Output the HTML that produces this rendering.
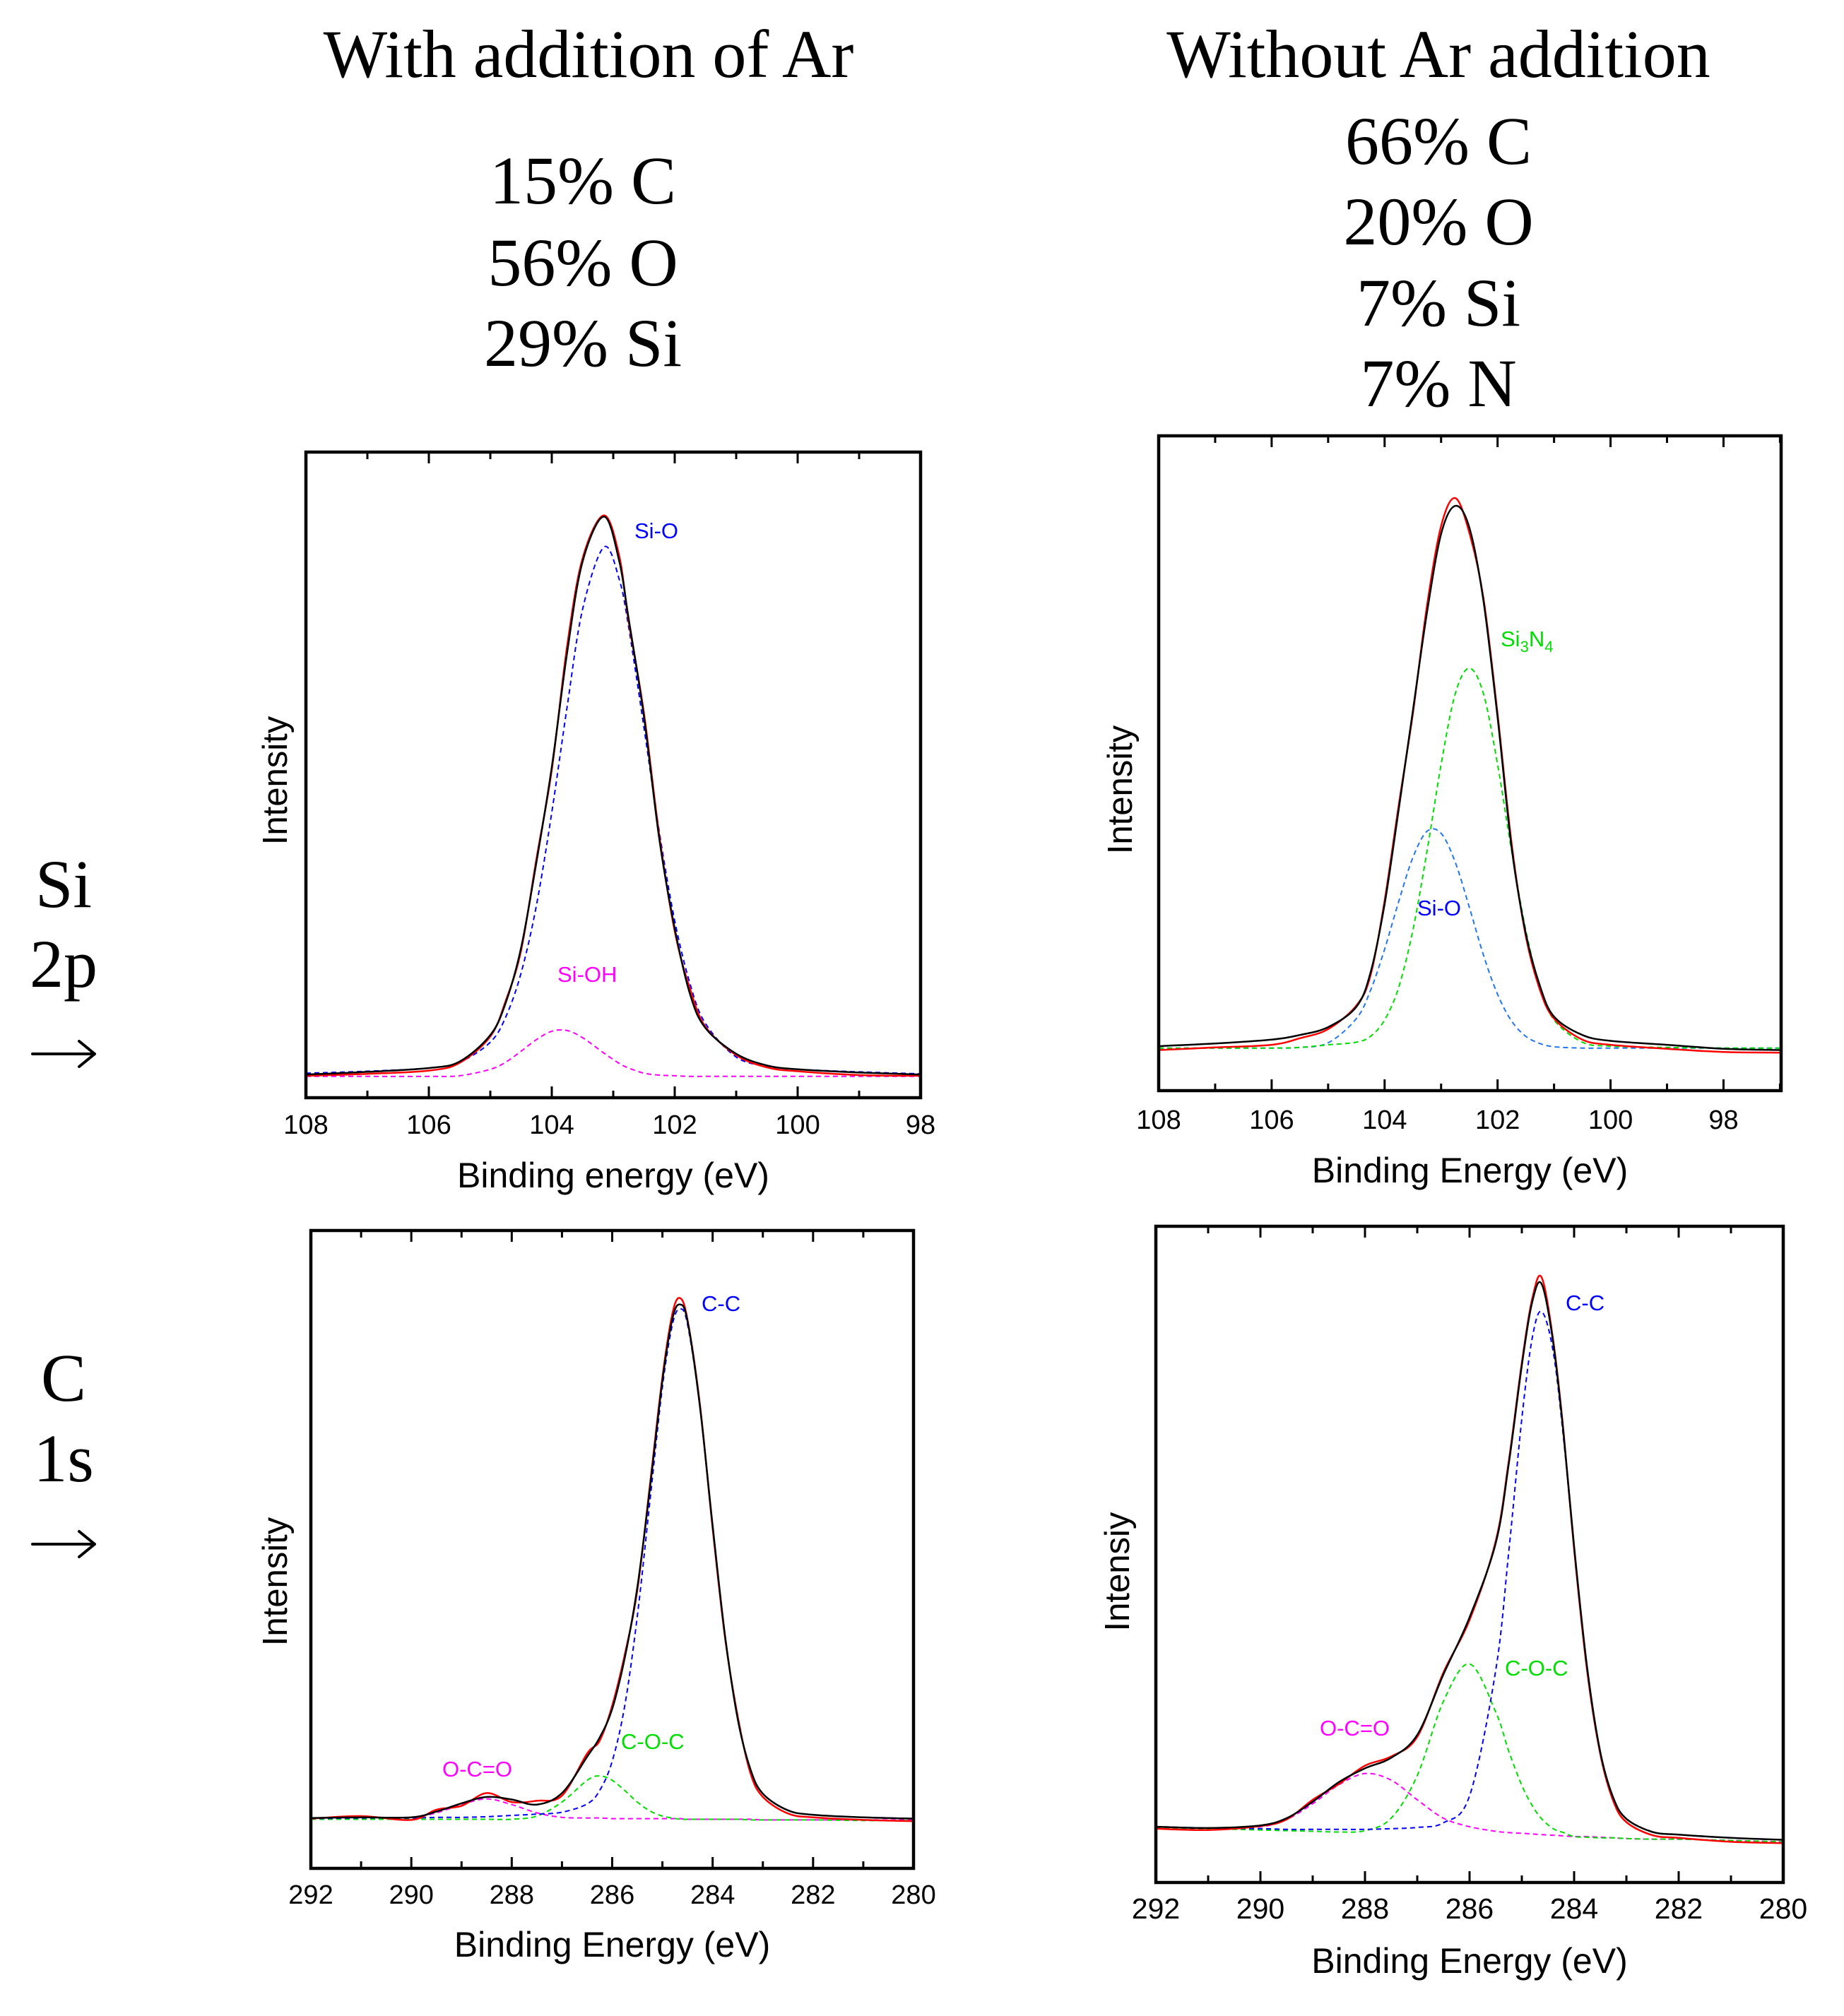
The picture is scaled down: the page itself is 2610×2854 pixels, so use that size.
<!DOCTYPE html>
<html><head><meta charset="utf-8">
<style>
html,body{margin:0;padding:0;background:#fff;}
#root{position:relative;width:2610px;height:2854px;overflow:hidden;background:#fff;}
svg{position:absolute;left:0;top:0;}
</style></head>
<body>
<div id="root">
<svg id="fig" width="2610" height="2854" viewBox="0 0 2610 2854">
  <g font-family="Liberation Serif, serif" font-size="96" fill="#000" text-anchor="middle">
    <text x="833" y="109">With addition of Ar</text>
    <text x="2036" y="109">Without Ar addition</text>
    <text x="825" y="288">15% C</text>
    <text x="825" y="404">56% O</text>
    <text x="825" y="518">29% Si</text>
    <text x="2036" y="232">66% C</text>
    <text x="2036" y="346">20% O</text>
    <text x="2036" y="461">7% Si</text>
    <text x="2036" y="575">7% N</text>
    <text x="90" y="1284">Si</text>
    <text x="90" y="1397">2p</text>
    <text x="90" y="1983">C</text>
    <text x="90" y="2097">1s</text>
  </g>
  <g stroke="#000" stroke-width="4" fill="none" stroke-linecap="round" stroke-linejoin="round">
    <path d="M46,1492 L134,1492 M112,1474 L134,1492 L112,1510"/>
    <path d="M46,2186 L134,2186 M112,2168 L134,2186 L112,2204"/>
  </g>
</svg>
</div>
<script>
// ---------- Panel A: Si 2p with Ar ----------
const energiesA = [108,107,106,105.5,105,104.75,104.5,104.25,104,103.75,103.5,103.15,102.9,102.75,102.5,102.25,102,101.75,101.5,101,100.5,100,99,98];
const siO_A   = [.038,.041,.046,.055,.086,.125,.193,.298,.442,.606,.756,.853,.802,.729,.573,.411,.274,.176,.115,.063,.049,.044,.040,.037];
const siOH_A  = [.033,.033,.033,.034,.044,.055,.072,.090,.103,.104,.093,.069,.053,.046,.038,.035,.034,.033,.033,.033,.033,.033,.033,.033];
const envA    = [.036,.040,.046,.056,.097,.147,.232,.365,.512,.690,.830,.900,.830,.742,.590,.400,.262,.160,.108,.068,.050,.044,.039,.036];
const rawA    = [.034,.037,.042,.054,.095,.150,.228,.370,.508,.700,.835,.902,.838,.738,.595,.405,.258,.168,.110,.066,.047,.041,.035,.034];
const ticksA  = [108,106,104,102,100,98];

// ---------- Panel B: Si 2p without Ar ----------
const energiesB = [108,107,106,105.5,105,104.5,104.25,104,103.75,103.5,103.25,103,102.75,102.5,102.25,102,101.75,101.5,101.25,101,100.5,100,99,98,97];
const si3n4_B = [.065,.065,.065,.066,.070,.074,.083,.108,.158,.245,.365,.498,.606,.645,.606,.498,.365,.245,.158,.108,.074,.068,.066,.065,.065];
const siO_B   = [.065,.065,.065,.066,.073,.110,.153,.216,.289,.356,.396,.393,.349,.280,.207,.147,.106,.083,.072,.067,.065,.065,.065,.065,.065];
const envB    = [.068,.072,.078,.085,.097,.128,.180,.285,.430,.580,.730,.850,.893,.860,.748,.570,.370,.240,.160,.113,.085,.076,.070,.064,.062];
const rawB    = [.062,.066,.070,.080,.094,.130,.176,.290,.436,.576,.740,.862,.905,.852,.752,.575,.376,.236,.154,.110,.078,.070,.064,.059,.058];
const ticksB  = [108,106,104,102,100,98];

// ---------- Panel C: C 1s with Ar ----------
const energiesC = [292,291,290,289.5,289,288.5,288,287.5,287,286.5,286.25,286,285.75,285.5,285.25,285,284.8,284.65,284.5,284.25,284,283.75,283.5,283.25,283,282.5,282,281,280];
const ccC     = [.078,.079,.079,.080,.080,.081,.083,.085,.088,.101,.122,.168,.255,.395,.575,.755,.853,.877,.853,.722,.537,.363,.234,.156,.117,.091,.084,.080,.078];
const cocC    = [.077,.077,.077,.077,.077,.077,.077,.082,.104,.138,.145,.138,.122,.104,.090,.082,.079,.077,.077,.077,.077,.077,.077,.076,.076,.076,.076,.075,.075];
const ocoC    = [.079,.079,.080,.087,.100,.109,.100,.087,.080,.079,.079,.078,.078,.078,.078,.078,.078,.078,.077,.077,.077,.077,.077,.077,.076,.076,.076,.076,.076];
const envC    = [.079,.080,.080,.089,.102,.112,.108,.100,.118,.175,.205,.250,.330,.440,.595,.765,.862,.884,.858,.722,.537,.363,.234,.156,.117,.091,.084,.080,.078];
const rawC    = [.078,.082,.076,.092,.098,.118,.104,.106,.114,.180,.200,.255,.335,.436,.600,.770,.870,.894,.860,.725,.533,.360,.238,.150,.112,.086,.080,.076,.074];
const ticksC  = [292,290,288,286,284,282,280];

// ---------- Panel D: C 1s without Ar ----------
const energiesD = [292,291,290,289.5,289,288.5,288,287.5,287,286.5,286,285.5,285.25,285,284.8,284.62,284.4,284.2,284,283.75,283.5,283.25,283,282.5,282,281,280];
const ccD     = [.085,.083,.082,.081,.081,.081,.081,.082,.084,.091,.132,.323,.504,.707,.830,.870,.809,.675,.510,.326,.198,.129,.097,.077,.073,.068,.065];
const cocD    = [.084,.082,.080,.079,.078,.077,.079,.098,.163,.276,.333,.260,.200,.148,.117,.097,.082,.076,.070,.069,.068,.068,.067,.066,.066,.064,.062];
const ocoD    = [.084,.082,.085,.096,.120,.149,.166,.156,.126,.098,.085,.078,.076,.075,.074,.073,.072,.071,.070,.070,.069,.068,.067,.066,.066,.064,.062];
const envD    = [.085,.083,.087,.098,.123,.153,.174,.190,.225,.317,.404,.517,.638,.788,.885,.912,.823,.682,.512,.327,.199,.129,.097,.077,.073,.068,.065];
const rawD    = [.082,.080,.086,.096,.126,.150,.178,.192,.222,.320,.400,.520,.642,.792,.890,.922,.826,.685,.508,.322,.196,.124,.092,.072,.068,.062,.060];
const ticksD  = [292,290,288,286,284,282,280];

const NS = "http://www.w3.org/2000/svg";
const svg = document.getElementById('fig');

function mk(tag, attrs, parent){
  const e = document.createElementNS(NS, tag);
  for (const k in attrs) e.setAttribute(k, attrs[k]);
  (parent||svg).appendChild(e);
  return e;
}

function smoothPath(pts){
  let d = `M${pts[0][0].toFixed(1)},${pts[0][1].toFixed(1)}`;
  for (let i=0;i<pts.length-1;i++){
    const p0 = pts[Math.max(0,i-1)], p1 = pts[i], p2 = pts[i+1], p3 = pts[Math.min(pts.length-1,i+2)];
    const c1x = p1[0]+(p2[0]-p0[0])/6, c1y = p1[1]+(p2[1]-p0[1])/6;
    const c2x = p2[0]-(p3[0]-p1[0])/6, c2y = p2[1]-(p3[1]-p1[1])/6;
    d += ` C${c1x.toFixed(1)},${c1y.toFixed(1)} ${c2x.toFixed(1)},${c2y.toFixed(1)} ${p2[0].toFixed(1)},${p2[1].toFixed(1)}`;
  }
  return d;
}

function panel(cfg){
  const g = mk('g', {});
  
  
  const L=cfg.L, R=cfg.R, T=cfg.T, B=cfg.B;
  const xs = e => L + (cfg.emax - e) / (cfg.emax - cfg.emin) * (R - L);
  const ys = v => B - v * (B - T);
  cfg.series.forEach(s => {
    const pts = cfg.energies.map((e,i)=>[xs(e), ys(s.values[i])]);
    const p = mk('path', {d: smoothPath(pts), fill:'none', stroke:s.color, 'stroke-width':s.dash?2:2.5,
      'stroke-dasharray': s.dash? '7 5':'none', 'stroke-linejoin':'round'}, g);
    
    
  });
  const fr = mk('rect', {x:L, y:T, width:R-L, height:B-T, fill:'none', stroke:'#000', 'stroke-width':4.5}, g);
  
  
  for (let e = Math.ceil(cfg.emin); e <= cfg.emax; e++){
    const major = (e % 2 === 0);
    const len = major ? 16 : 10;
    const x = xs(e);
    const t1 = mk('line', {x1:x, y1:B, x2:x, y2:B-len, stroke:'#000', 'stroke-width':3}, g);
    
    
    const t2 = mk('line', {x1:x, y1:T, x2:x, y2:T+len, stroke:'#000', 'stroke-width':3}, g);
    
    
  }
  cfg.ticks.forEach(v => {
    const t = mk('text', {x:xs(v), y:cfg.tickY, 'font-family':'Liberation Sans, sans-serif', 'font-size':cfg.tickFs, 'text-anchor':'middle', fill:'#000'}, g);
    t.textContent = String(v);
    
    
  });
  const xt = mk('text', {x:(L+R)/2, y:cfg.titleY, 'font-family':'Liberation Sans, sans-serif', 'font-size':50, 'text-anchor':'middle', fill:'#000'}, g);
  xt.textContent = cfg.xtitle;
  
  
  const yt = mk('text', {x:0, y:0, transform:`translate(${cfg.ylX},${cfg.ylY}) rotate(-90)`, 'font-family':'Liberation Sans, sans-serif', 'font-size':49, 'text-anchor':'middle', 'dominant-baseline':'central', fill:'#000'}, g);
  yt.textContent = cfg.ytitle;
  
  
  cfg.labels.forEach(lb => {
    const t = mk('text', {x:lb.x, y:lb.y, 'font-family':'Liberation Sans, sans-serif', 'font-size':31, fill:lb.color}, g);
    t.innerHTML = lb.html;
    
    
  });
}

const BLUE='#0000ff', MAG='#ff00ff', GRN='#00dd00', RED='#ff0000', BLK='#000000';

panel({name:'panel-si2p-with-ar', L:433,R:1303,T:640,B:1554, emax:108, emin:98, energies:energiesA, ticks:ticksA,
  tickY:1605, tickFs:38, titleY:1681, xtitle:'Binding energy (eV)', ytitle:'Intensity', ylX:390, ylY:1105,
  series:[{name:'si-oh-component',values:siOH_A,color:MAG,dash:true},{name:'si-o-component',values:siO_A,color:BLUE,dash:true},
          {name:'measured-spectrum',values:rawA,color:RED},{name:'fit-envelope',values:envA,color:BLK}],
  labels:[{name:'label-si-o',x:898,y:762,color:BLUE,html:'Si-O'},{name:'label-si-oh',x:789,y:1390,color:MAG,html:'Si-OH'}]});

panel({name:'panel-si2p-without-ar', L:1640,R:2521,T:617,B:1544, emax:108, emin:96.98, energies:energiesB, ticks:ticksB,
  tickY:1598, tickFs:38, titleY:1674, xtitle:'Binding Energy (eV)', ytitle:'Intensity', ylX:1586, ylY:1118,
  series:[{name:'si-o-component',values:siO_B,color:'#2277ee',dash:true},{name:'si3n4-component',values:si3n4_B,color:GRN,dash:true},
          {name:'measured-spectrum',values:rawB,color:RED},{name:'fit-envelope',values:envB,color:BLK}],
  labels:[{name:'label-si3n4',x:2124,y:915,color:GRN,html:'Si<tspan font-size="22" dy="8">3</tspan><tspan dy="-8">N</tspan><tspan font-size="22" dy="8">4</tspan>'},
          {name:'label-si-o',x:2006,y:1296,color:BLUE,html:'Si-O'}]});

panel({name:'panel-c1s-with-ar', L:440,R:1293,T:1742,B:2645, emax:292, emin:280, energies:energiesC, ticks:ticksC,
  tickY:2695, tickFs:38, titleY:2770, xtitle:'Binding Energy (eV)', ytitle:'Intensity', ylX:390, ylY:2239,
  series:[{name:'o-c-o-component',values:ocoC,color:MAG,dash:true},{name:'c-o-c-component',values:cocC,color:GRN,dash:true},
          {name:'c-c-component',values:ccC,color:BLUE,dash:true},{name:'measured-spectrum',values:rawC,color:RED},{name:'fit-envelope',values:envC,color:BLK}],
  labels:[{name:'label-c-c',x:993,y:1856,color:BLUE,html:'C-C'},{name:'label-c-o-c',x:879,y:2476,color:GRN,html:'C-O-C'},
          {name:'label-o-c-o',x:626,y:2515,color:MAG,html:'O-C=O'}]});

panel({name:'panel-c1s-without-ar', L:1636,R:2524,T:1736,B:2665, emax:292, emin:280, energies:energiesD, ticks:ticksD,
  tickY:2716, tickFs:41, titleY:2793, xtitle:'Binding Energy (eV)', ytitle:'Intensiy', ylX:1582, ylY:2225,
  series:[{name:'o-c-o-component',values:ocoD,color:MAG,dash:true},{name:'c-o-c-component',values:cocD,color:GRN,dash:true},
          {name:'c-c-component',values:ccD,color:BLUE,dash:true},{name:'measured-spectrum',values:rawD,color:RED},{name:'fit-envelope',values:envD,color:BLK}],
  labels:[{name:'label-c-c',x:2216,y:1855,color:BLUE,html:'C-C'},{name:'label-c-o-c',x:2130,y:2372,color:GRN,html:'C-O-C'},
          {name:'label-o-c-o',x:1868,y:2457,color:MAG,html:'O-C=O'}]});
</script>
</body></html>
•••
Copy out every line that includes the word "size".

## Reply
The picture is scaled down: the page itself is 2610×2854 pixels, so use that size.
  <g font-family="Liberation Serif, serif" font-size="96" fill="#000" text-anchor="middle">
    const t = mk('text', {x:xs(v), y:cfg.tickY, 'font-family':'Liberation Sans, sans-serif', 'font-size':cfg.tickFs, 'text-anchor':'middle', fill:'#000'}, g);
  const xt = mk('text', {x:(L+R)/2, y:cfg.titleY, 'font-family':'Liberation Sans, sans-serif', 'font-size':50, 'text-anchor':'middle', fill:'#000'}, g);
  const yt = mk('text', {x:0, y:0, transform:`translate(${cfg.ylX},${cfg.ylY}) rotate(-90)`, 'font-family':'Liberation Sans, sans-serif', 'font-size':49, 'text-anchor':'middle', 'dominant-baseline':'central', fill:'#000'}, g);
    const t = mk('text', {x:lb.x, y:lb.y, 'font-family':'Liberation Sans, sans-serif', 'font-size':31, fill:lb.color}, g);
  labels:[{name:'label-si3n4',x:2124,y:915,color:GRN,html:'Si<tspan font-size="22" dy="8">3</tspan><tspan dy="-8">N</tspan><tspan font-size="22" dy="8">4</tspan>'},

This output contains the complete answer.